Machine Learning for AI›Extra· 35 min read

Reinforcement Learning: Learning by Reward

An agent tries actions, gets rewards or penalties, and slowly learns which actions pay off — like training a pet with treats.

What you will learn

Explain the agent–environment–reward loop
Define state, action, reward and policy
Trace a tiny Q-learning update by hand

Learning the way you trained a pet

In supervised learning you hand the model the right answers. Reinforcement Learning (RL) is different: nobody tells the agent the correct move. Instead it tries an action, sees what happens, and gets a reward (a treat) or a penalty (a telling-off) — then it adjusts so it earns more reward next time. It is exactly how you might train a dog to sit.

This connects straight back to the agent model from Unit 2: an agent senses its environment and acts on it. RL just adds one thing — a reward signal that tells the agent how well it is doing.

The five words you need

State — the situation the agent is in right now (e.g. which square it stands on).
Action — a move it can make from that state (up, down, left, right).
Reward — a number the environment gives back: positive for good, negative for bad.
Policy — the agent’s strategy: which action to pick in each state.
Q-value — a score for an (state, action) pair: “how much total reward do I expect if I take this action here?”

Learning means improving the policy by updating Q-values from experience, so over time the agent prefers high-reward actions.

The agent–environment loop

RL repeats one loop over and over, sometimes for millions of rounds:

Look at the current state.
Choose an action (early on, partly at random, to explore).
Do the action; the environment returns a reward and the new state.
Update the Q-value for the action you just took, nudging it toward the reward you received.
Repeat from step 1 in the new state.

Reinforcement learning: act, get a reward, update, repeat

# The RL loop in pseudo-Python (the learning lives in update_Q)
state = start_state
while not done:
    action = choose_action(state)          # explore or exploit
    reward, next_state = environment(state, action)
    update_Q(state, action, reward, next_state)   # learn from it
    state = next_state

Note: Output: (No output — this is the shape every RL program follows. The intelligence is inside update_Q, which slowly raises the Q-values of actions that lead to reward.)

One Q-learning update by hand

The famous rule for updating a Q-value is Q-learning. In words: nudge the old estimate toward the reward you just got plus the best you expect from the next state. The formula uses two dials — the learning rate alpha (how big a step to take, here 0.5) and the discount gamma (how much future reward counts, here 0.9):

A single Q-learning update with real numbers

# Q-learning update for the action we just took
# new_Q = old_Q + alpha * (reward + gamma * best_next_Q - old_Q)

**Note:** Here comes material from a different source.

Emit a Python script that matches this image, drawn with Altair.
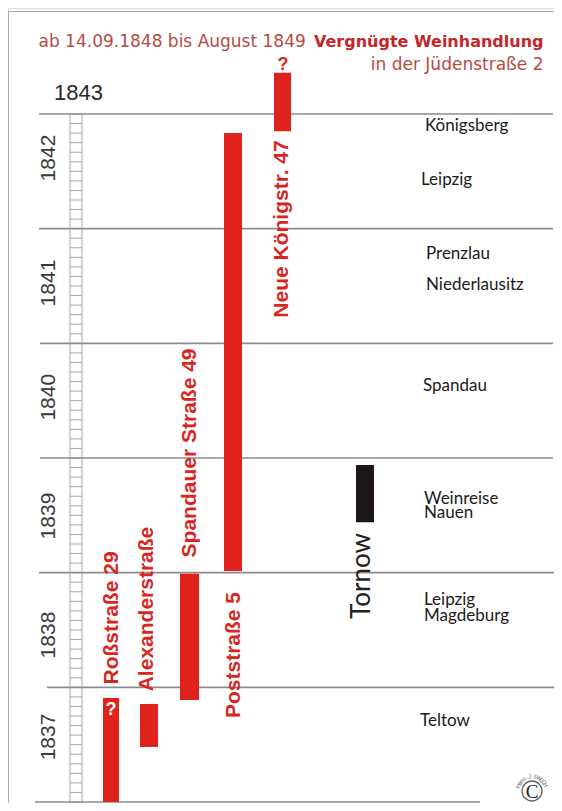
import math
import altair as alt
import pandas as pd

# ---------------- data ----------------
streets = ["Roßstraße 29", "Alexanderstraße", "Spandauer Straße 49",
           "Poststraße 5", "Neue Königstr. 47", "Tornow"]
start_year = [1837.0, 1837.48, 1837.89, 1839.015, 1842.85, 1839.44]
end_year = [1837.907, 1837.855, 1838.99, 1842.834, 1843.36, 1839.94]
label_year = [1838.605, 1838.683, 1840.044, 1838.282, 1841.997, 1838.971]

places = ["Königsberg", "Leipzig", "Prenzlau", "Niederlausitz", "Spandau",
          "Weinreise", "Nauen", "Leipzig", "Magdeburg", "Teltow"]
place_year = [1842.895, 1842.424, 1841.779, 1841.509, 1840.63,
              1839.640, 1839.523, 1838.759, 1838.625, 1837.706]

grid_years = [1837, 1838, 1839, 1840, 1841, 1842, 1843]
year_labels = ["1837", "1838", "1839", "1840", "1841", "1842"]
year_label_pos = [1837.567, 1838.456, 1839.494, 1840.53, 1841.526, 1842.616]

title_regular = "ab 14.09.1848 bis August 1849 "
title_bold = "Vergnügte Weinhandlung"
title_line2 = "in der Jüdenstraße 2"
copyright_text = "Hans-J.PAECH"

# ---------------- layout ----------------
W, H = 546, 795
PX_PER_YEAR = 688 / 6
Y_TOP = 1843 + 106 / PX_PER_YEAR
Y_BOT = Y_TOP - H / PX_PER_YEAR


def yr(cy):
    return Y_TOP - cy / PX_PER_YEAR


bar_x = [95, 132, 172, 216, 266, 348]
bar_x2 = [111, 150, 191, 234, 283, 366]
bar_color = ["#e0221c"] * 5 + ["#1c1616"]
label_x = [104, 139, 182, 226, 274, 354]
place_x = [417, 413, 418, 418, 415, 416, 416, 416, 416, 412]
grid_x = [27, 39, 31, 32, 32, 31, 31]
grid_x2 = [472, 546, 547, 545, 545, 545, 545]

RED_TXT = "#d8261f"
GRAY = "#8c8c8c"

xs = alt.Scale(domain=[0, W], nice=False, zero=False)
ys = alt.Scale(domain=[Y_BOT, Y_TOP], nice=False, zero=False)


def X(f):
    return alt.X(f, type="quantitative", scale=xs, axis=None)


def Y(f):
    return alt.Y(f, type="quantitative", scale=ys, axis=None)


one = pd.DataFrame({"k": [0]})

# border (top & left)
border_top = alt.Chart(one).mark_rule(color="#aaaaaa", strokeWidth=1).encode(
    x=alt.value(0.5), x2=alt.value(W), y=alt.value(3.5))
border_left = alt.Chart(one).mark_rule(color="#aaaaaa", strokeWidth=1).encode(
    x=alt.value(0.5), y=alt.value(3.5), y2=alt.value(H))

# year grid lines
grid_df = pd.DataFrame({"year": grid_years, "x": grid_x, "x2": grid_x2})
grid = alt.Chart(grid_df).mark_rule(color=GRAY, strokeWidth=1.6).encode(
    x=X("x"), x2="x2", y=Y("year"))

# month ruler
ruler_x = [62, 74]
months = [1837 + k / 12 for k in range(73)]
ticks_df = pd.DataFrame({"y": months, "x": [ruler_x[0]] * len(months),
                         "x2": [ruler_x[1]] * len(months)})
ruler_ticks = alt.Chart(ticks_df).mark_rule(color="#a8a8a8", strokeWidth=1).encode(
    x=X("x"), x2="x2", y=Y("y"))
sides_df = pd.DataFrame({"x": ruler_x, "y": [1837, 1837], "y2": [1843, 1843]})
ruler_sides = alt.Chart(sides_df).mark_rule(color="#a8a8a8", strokeWidth=1).encode(
    x=X("x"), y=Y("y"), y2="y2")

# bars
bars_df = pd.DataFrame({"street": streets, "start": start_year, "end": end_year,
                        "x": bar_x, "x2": bar_x2, "c": bar_color})
bars = alt.Chart(bars_df).mark_rect().encode(
    x=X("x"), x2="x2", y=Y("start"), y2="end",
    color=alt.Color("c:N", scale=None))

# street labels
lab_df = pd.DataFrame({"street": streets[:5], "y": label_year[:5], "x": label_x[:5]})
labels = alt.Chart(lab_df).mark_text(
    angle=270, align="center", baseline="middle", font="Liberation Sans",
    fontWeight="bold", fontSize=21, color=RED_TXT).encode(
    x=X("x"), y=Y("y"), text="street:N")
tornow_df = pd.DataFrame({"street": streets[5:], "y": label_year[5:], "x": label_x[5:]})
tornow = alt.Chart(tornow_df).mark_text(
    angle=270, align="center", baseline="middle", font="Lato",
    fontSize=26, color="#222222").encode(
    x=X("x"), y=Y("y"), text="street:N")

# question marks
q_df = pd.DataFrame({"t": ["?"], "x": [103], "y": [1837.80]})
q_white = alt.Chart(q_df).mark_text(
    align="center", baseline="middle", font="Liberation Sans", fontWeight="bold",
    fontSize=18, color="white").encode(x=X("x"), y=Y("y"), text="t:N")
q2_df = pd.DataFrame({"t": ["?"], "x": [275], "y": [1843.427]})
q_red = alt.Chart(q2_df).mark_text(
    align="center", baseline="middle", font="Liberation Sans", fontWeight="bold",
    fontSize=18, color=RED_TXT).encode(x=X("x"), y=Y("y"), text="t:N")

# places
pl_df = pd.DataFrame({"p": places, "y": place_year, "x": place_x})
place_txt = alt.Chart(pl_df).mark_text(
    align="left", baseline="middle", font="Lato", fontSize=17,
    color="#1a1a1a").encode(x=X("x"), y=Y("y"), text="p:N")

# year labels
yl_df = pd.DataFrame({"t": year_labels, "y": year_label_pos, "x": [41] * 6})
year_txt = alt.Chart(yl_df).mark_text(
    angle=270, align="center", baseline="middle", font="Liberation Sans",
    fontSize=21, color="#3a3a3a").encode(x=X("x"), y=Y("y"), text="t:N")
y43_df = pd.DataFrame({"t": ["1843"], "y": [1843.183], "x": [46]})
y43 = alt.Chart(y43_df).mark_text(
    align="left", baseline="middle", font="Liberation Sans",
    fontSize=22, color="#2a2a2a").encode(x=X("x"), y=Y("y"), text="t:N")

# title
t1 = alt.Chart(pd.DataFrame({"t": [title_regular]})).mark_text(
    align="left", baseline="middle", font="DejaVu Sans", fontSize=17,
    color="#b94a42").encode(x=alt.value(30.5), y=alt.value(34), text="t:N")
t2 = alt.Chart(pd.DataFrame({"t": [title_bold]})).mark_text(
    align="right", baseline="middle", font="DejaVu Sans", fontSize=16,
    fontWeight="bold", color="#c4262a").encode(
    x=alt.value(535.5), y=alt.value(34), text="t:N")
t3 = alt.Chart(pd.DataFrame({"t": [title_line2]})).mark_text(
    align="right", baseline="middle", font="DejaVu Sans", fontSize=17,
    color="#b94a42").encode(x=alt.value(535.5), y=alt.value(57), text="t:N")

# copyright mark
cx, cy, r = 524, 783, 14.5
circ_df = pd.DataFrame({"x": [cx], "y": [yr(cy)], "t": ["C"]})
circle = alt.Chart(circ_df).mark_point(
    shape="circle", size=400, filled=False, stroke="#222222",
    strokeWidth=1.3).encode(x=X("x"), y=Y("y"))
cchar = alt.Chart(circ_df).mark_text(
    align="center", baseline="middle", font="Liberation Serif", fontSize=19,
    color="#222222", dy=1).encode(x=X("x"), y=Y("y"), text="t:N")
n = len(copyright_text)
arc_rows = []
for i, ch in enumerate(copyright_text):
    th = 160 - i * (135 / (n - 1))
    rad = math.radians(th)
    px = cx + r * math.cos(rad)
    py = cy - r * math.sin(rad)
    ang = (90 - th) % 360
    arc_rows.append({"ch": ch, "x": px, "y": yr(py), "a": ang})
arc_df = pd.DataFrame(arc_rows)
arc = alt.Chart(arc_df).mark_text(
    align="center", baseline="middle", font="Liberation Sans", fontSize=6,
    color="#666666").encode(x=X("x"), y=Y("y"), text="ch:N",
                            angle=alt.Angle("a:Q", scale=None))

chart = alt.layer(
    border_top, border_left, ruler_ticks, ruler_sides, grid, bars, labels,
    tornow, q_white, q_red, place_txt, year_txt, y43, t1, t2, t3,
    circle, cchar, arc
).properties(
    width=W, height=H, autosize=alt.AutoSizeParams(type="none"), padding=0
).configure_view(stroke=None).configure(background="white")

chart.save("out.html", embed_options={"renderer": "svg", "actions": False})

old_Q       = 0.0    # what we thought this action was worth
reward      = 10     # the treat we just received
best_next_Q = 4.0    # best Q-value available from the next state
alpha, gamma = 0.5, 0.9

new_Q = old_Q + alpha * (reward + gamma * best_next_Q - old_Q)
print('updated Q =', new_Q)

Note: Output: updated Q = 6.8 Step by step: gamma * bestnextQ = 0.9 × 4 = 3.6; plus the reward 10 = 13.6; minus oldQ 0 = 13.6; times alpha 0.5 = 6.8; plus oldQ 0 = 6.8. The action that earned a treat is now worth 6.8 instead of 0, so the agent will favour it next time.

The explore-vs-exploit tension

An RL agent faces a dilemma every step: exploit (pick the action it already thinks is best) or explore (try something new that might be even better). Too much exploiting and it never discovers good moves; too much exploring and it never cashes in. Real agents usually explore a lot early on, then settle down.

Where RL is used

Area	What the reward is	Famous example
Games	Winning the game	AlphaGo beating the world Go champion
Robotics	Staying upright / reaching a target	Robots learning to walk or grasp
Recommendations	Clicks / watch time	Tuning what a feed shows you
Control systems	Energy saved	Cooling data centres efficiently

Watch out: RL is powerful but tricky: rewards are often delayed (you only win at the end of the game), so the agent must figure out which earlier moves deserve the credit. It also needs huge numbers of trials, which is why much RL is trained in simulators, not the real world.

Tip: Remember the one-line summary: supervised learns from answers, unsupervised finds groups, reinforcement learns from rewards by trial and error.

Q. In reinforcement learning, what does the agent actually receive after each action?

Answer: RL gives no labelled answers — only a reward signal and the resulting state. The agent must learn good behaviour from those rewards over many trials.

✍️ Practice

Redo the Q-update with reward = 0 and best_next_Q = 10. What is the new Q?
For a maze robot, write down a sensible reward for: reaching the exit, hitting a wall, and taking a normal step.

🏠 Homework

Describe a real situation (a game or a habit) as an RL problem: name the state, the actions, and the reward.